Maintenance & Technical > KX500 Original
Suspension help
alan:
Bearing loading is usually not and adjustment! Correct me if I am wrong?
Alan
KXcam22:
Hughes,
A couple of more things that might work. First, what tire are you running? Also, can you run your bar clamps forward like the newer KX. Turning the bar clamp around so the offset is forward moves the bars (and the riders weight) forward 1/2". It helped a lot on mine. My 92 was also very particular to tire type when around ruts. Took me 3 tries to get a front tire that did what I wanted. Before that ruts were death. Do your forks feel stiff? I am not familiar with the forks on your bike but owned a CR500 of the same year (Showa vs your Kayaba). With most cartridge forks, any oil stiffer than 10wt makes them work poorly. Not sure what is recommended but the 15wt sounds like it might be too thick especially with the .46 springs. It might be that the forks don't settle down in the travel quick enough in the corners. Just some ideas to help. You have enough size and weight that the bike should go exactly where you point it and rail the corners. Cam.
hughes:
--- Quote from: alan on March 29, 2006, 06:28:12 AM ---Bearing loading is usually not and adjustment! Correct me if I am wrong?
Alan
--- End quote ---
You can tighten the nut on the top bearing to load them both. It is supposed to cut down on head shake. I know my bike feels better with this adjustment. You can set it by removing the front number plate. Tie some fishing line around the upper fork tube and connect a small fish scale to the other end. It should take about 4-6 lbs to pull the front end to one side(BIKE ON A STAND AND FRONT TIRE OFF THE GROUND). I got that out of magazine they were going over on how to set up a bike.
hughes:
--- Quote from: KXcam22 on March 29, 2006, 07:24:48 AM ---Hughes,
A couple of more things that might work. First, what tire are you running?

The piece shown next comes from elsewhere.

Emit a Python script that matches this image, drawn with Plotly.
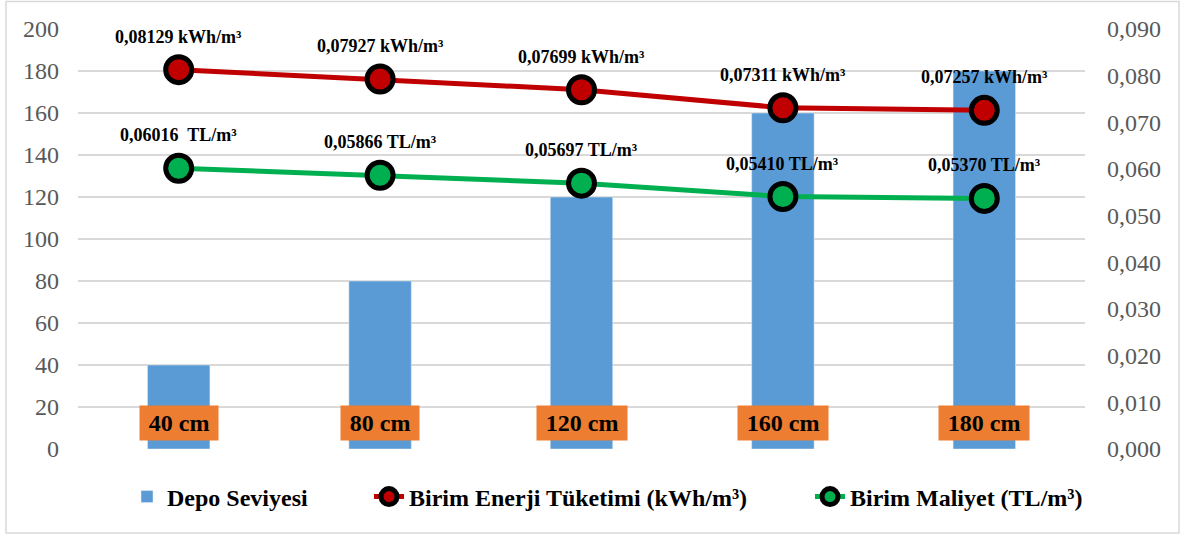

Also, can you run your bar clamps forward like the newer KX. Turning the bar clamp around so the offset is forward moves the bars (and the riders weight) forward 1/2". It helped a lot on mine. My 92 was also very particular to tire type when around ruts. Took me 3 tries to get a front tire that did what I wanted. Before that ruts were death. Do your forks feel stiff? I am not familiar with the forks on your bike but owned a CR500 of the same year (Showa vs your Kayaba). With most cartridge forks, any oil stiffer than 10wt makes them work poorly. Not sure what is recommended but the 15wt sounds like it might be too thick especially with the .46 springs. It might be that the forks don't settle down in the travel quick enough in the corners. Just some ideas to help. You have enough size and weight that the bike should go exactly where you point it and rail the corners. Cam.
--- End quote ---
I'm running the Maxxis IT'S. I have the bar clamps turned around. The manual calls for 5wt. but the valving with the damping rod have some wear and it seemed that the 5wt. would let the fork slam through the stroke or travel. I went to 15wt. because the front end did not bottom out over jumps. Not big jumps. I think you are right about the wt oil I will try 10wt. 5 just flows to fast throught the valving. The forks got stiffer from 5wt. to 10wt. to 15wt. oil. I only ran the 10wt. oil for one ride and it was on an old school motocross track. Thanks guy's. I hope here in a week or so I can report back.
hughes:
Update. I moved the forks up 5 more mms (15mm total) and changed to 5wt. fork oil and new bar cones WOW :-o :-o. My bike handle great. Alot easyier to turn in the tight stuff and the front tire stayed where I wanted it to. I didn't get to push it to hard due a fall 30 mins after we started riding. Sprain my right wrist and dislocated my tumb. I rode 4 more hours but didn't push to hard but I rode enough that I could tell a big differance in my bikes handling. Thanks guy for all the input.